Some children have a particular interest in writing and know just what class suits their ability and interest set. However, other students are less inclined to the written arts or have specific learning challenges. Parents of these children often ask which Online Scribblers class is the best fit for their children. Parents are looking for the best route to take for their child’s writing journey.
The first thing to keep in mind is that there is no one size fits all when it comes to our children and learning. There are many different routes to take, but I want to share a few thoughts on the subject.
Beginning or Struggling Writers:
Do not underestimate the importance of strong paragraph writing. Just because a student puts a string of sentences together and indents the line doesn’t mean that she understands the proper way to form a paragraph. If your student can’t identify a topic sentence versus a body or closing sentence, then perhaps Paragraph Writing Basics is your best fit. Similarly, a student should understand the importance of using details, transitions, and adjectives while maintaining a single main idea. If any of these concepts are weak or lacking, I suggest Paragraph Writing Basics for students of any age or grade level.

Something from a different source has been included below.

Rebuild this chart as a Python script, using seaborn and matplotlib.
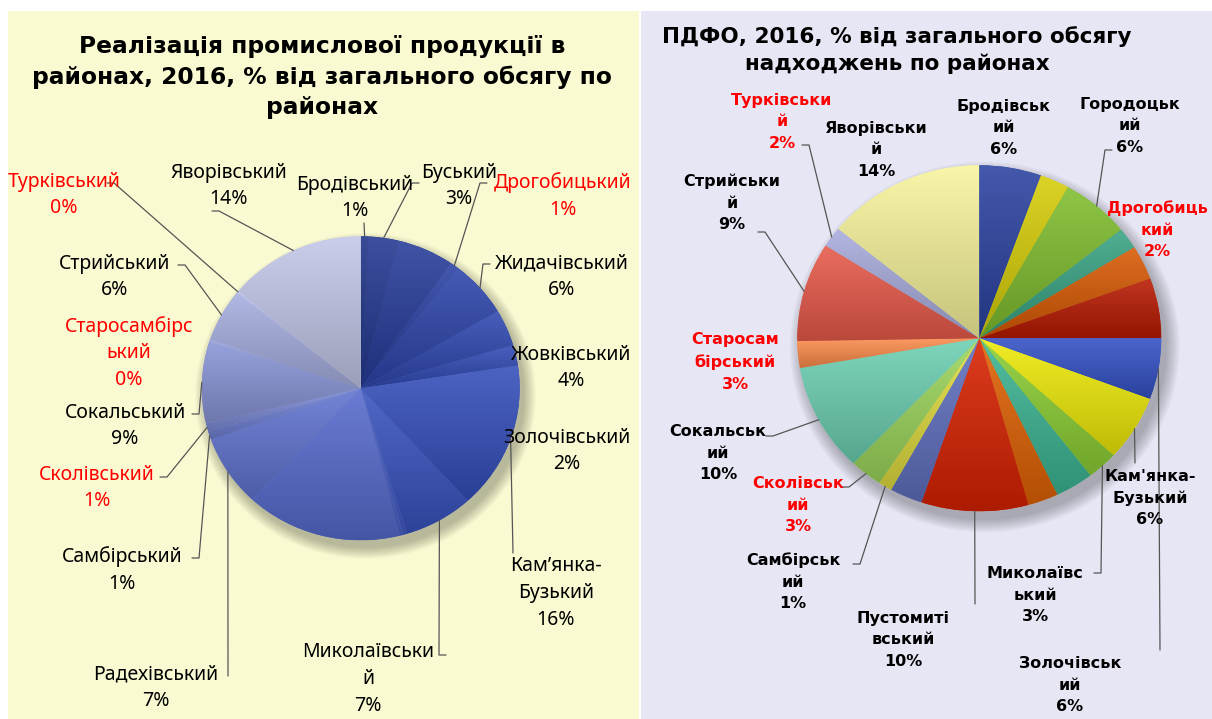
import numpy as np
import matplotlib
matplotlib.use('Agg')
import matplotlib.pyplot as plt
from matplotlib.patches import Rectangle, Ellipse
from matplotlib.colors import to_rgb
import seaborn as sns

sns.set_theme(style="white")
plt.rcParams['font.family'] = ['Noto Sans', 'DejaVu Sans']
plt.rcParams['text.color'] = 'black'

W, H = 1212, 719

# --- data: districts clockwise from 12 o'clock ---
districts = ["Бродівський", "Буський", "Городоцький", "Дрогобицький", "Жидачівський",
             "Жовківський", "Золочівський", "Кам'янка-Бузький", "Миколаївський", "Мостиський",
             "Перемишлянський", "Пустомитівський", "Радехівський", "Самбірський", "Сколівський",
             "Сокальський", "Старосамбірський", "Стрийський", "Турківський", "Яворівський"]

# share of industrial sales, %
sales_share = [0.8, 3.05, 5.8, 0.9, 6.1, 3.9, 2.2, 15.75, 7.1, 0.4,
               0.4, 16.0, 7.6, 0.9, 0.9, 8.7, 0.3, 5.6, 0.3, 14.0]

# share of personal income tax (ПДФО), %
pdfo_share = [5.5, 2.6, 6.1, 2.0, 3.2, 5.6, 5.7, 6.1, 2.75, 3.4,
              2.7, 9.5, 2.9, 1.2, 2.9, 10.1, 2.5, 9.25, 1.9, 14.1]

highlight = {"Турківський", "Дрогобицький", "Старосамбірський", "Сколівський"}

pdfo_colors = ["#2a42a0", "#d6cd08", "#7fbd2e", "#38a383", "#d85a04", "#b81a02", "#3350c4",
               "#eeea08", "#8ccf34", "#3cb593", "#e06204", "#d82200", "#6070c0", "#e0dc40",
               "#9cd65c", "#6cd0b2", "#fb8c4c", "#e85a4a", "#a8acdc", "#f8f49c"]
sales_colors = sns.blend_palette(["#1f3388", "#2c44aa", "#3550bd", "#5a6ed0", "#8b97d8", "#c3c7e8"], 20)

# label text, label centre (px), leader attach point (px) or None
sales_labels = {
    "Турківський": ("Турківський\n0%", (64, 195), (107, 183)),
    "Яворівський": ("Яворівський\n14%", (229, 186), (212, 211)),
    "Бродівський": ("Бродівський\n1%", (355, 198), (364, 223)),
    "Буський": ("Буський\n3%", (459, 186), (419, 183)),
    "Дрогобицький": ("Дрогобицький\n1%", (563, 196), (487, 183)),
    "Жидачівський": ("Жидачівський\n6%", (562, 277), (490, 264)),
    "Жовківський": ("Жовківський\n4%", (571, 368), None),
    "Золочівський": ("Золочівський\n2%", (567, 451), None),
    "Кам'янка-Бузький": ("Кам’янка-\nБузький\n16%", (556, 593), (513, 553)),
    "Миколаївський": ("Миколаївськи\nй\n7%", (368, 679), (446, 655)),
    "Радехівський": ("Радехівський\n7%", (156, 688), (228, 676)),
    "Самбірський": ("Самбірський\n1%", (122, 570), (192, 558)),
    "Сколівський": ("Сколівський\n1%", (97, 488), (160, 477)),
    "Сокальський": ("Сокальський\n9%", (125, 426), (192, 414)),
    "Старосамбірський": ("Старосамбірс\nький\n0%", (129, 353), None),
    "Стрийський": ("Стрийський\n6%", (115, 277), (178, 265)),
}
pdfo_labels = {
    "Турківський": ("Турківськи\nй\n2%", (782, 122), (802, 145)),
    "Яворівський": ("Яворівськи\nй\n14%", (876, 150), None),
    "Бродівський": ("Бродівськ\nий\n6%", (1004, 128), None),
    "Городоцький": ("Городоцьк\nий\n6%", (1130, 126), (1112, 150)),
    "Дрогобицький": ("Дрогобиць\nкий\n2%", (1157, 230), None),
    "Стрийський": ("Стрийськи\nй\n9%", (732, 203), (758, 232)),
    "Старосамбірський": ("Старосам\nбірський\n3%", (735, 362), None),
    "Сокальський": ("Сокальськ\nий\n10%", (718, 453), (766, 436)),
    "Сколівський": ("Сколівськ\nий\n3%", (798, 505), (842, 487)),
    "Самбірський": ("Самбірськ\nий\n1%", (793, 582), (853, 564)),
    "Пустомитівський": ("Пустомиті\nвський\n10%", (903, 640), (975, 604)),
    "Миколаївський": ("Миколаївс\nький\n3%", (1035, 595), (1094, 573)),
    "Кам'янка-Бузький": ("Кам'янка-\nБузький\n6%", (1150, 498), (1135, 463)),
    "Золочівський": ("Золочівськ\nий\n6%", (1070, 685), (1160, 650)),
}

fig = plt.figure(figsize=(W / 100, H / 100), dpi=100)
fig.patch.set_facecolor("white")
fig.patches.append(Rectangle((8 / W, 0), (639 - 8) / W, 1 - 11 / H, transform=fig.transFigure,
                             facecolor="#fafad2", edgecolor="none", zorder=-10))
fig.patches.append(Rectangle((641 / W, 0), (W - 641) / W, 1 - 11 / H, transform=fig.transFigure,
                             facecolor="#e6e6f5", edgecolor="none", zorder=-10))

# overlay axes in pixel coordinates for labels and leader lines
over = fig.add_axes([0, 0, 1, 1], zorder=5)
over.set_xlim(0, W)
over.set_ylim(H, 0)
over.axis("off")
over.patch.set_alpha(0)


def shade(c, f):
    c = np.array(to_rgb(c))
    return np.clip(c + (1 - c) * f, 0, 1) if f > 0 else np.clip(c * (1 + f), 0, 1)


def draw_pie(cx, cy, rx, ry, values, colors):
    ax = fig.add_axes([(cx - rx) / W, 1 - (cy + ry) / H, 2 * rx / W, 2 * ry / H], zorder=2)
    for k in range(8):
        ax.add_patch(Ellipse((0.03, -0.05), 2 + 0.02 * k, 2 + 0.02 * k, facecolor="black",
                             alpha=0.035, edgecolor="none", clip_on=False, zorder=0))
    wedges, _ = ax.pie(values, colors=colors, startangle=90, counterclock=False,
                       wedgeprops=dict(linewidth=0))
    for w, c in zip(wedges, colors):
        v = w.get_path().vertices
        grad = np.linspace(0, 1, 64)[:, None]
        top, bot = shade(c, 0.12), shade(c, -0.2)
        img = (1 - grad)[..., None] * top + grad[..., None] * bot
        im = ax.imshow(img, extent=[v[:, 0].min(), v[:, 0].max(), v[:, 1].min(), v[:, 1].max()],
                       aspect="auto", origin="upper", zorder=2)
        im.set_clip_path(w)
    ax.set_aspect("auto")
    ax.set_xlim(-1, 1)
    ax.set_ylim(-1, 1)
    ax.axis("off")
    return ax, wedges


def edge_point(ax, w):
    th = np.deg2rad((w.theta1 + w.theta2) / 2)
    p = ax.transData.transform((np.cos(th), np.sin(th)))
    return over.transData.inverted().transform(p)


def put_labels(ax, wedges, labels, weight, size, spacing, fam):
    for name, w in zip(districts, wedges):
        if name not in labels:
            continue
        text, (tx, ty), attach = labels[name]
        col = "red" if name in highlight else "black"
        over.text(tx, ty, text, ha="center", va="center", color=col, fontsize=size,
                  fontweight=weight, linespacing=spacing, family=fam)
        if attach is None:
            continue
        ex, ey = edge_point(ax, w)
        ax_, ay_ = attach
        if abs(ex - ax_) < 4:
            xs, ys = [ax_, ex], [ay_, ey]
        else:
            step = 7 if ex > ax_ else -7
            xs, ys = [ax_, ax_ + step, ex], [ay_, ay_, ey]
        over.plot(xs, ys, color="#555555", lw=0.9)


ax_l, w_l = draw_pie(360.7, 388.3, 159, 152, sales_share, sales_colors)
put_labels(ax_l, w_l, sales_labels, "normal", 14, 1.45, ["Noto Sans", "DejaVu Sans"])

ax_r, w_r = draw_pie(979.3, 338.3, 182, 173, pdfo_share, pdfo_colors)
put_labels(ax_r, w_r, pdfo_labels, "bold", 11.5, 1.55, ["DejaVu Sans"])

over.text(322, 77, "Реалізація промислової продукції в\nрайонах, 2016, % від загального обсягу по\nрайонах",
          ha="center", va="center", fontsize=16.8, fontweight="bold", linespacing=1.4,
          color="black", family=["DejaVu Sans"])
over.text(897, 50, "ПДФО, 2016, % від загального обсягу\nнадходжень по районах",
          ha="center", va="center", fontsize=15.5, fontweight="bold", linespacing=1.45,
          color="black", family=["DejaVu Sans"])

fig.savefig("out.png", dpi=100)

If you have a student who is adept at writing strong paragraphs, but he is struggling with confidence or is a “reluctant writer”, consider enrolling in a creative based course. Creative Writing courses allow for students to boost confidence and skill at the same time that they are having fun and learning to express themselves. Poetry, Short Story, and Techniques of Creative Writing are excellent places to begin the process of lifting up reluctant writers of all ages.
High School Writing Students:
Students in high school have the unique opportunity at Online Scribblers to experience genres that are often unavailable in mass curriculums. It is in high school that students often begin to dread the “work” of writing. The high school years are the best time to try something out of the box—perhaps journalism, journaling/blogging, creative writing, or even business writing.
These ‘new’ genres often wake up a sleeping interest or hidden talent that transforms a student’s idea of what writing is and can be in his life. This is not the time to back away from writing, but a time to embrace its full potential.
But no matter where your student is along their writing journey, don’t veer off course. If one route is causing angst, take a break and move in a different direction – briefly. The goal is to keep writing in the curriculum and encourage daily writing. The growth will happen.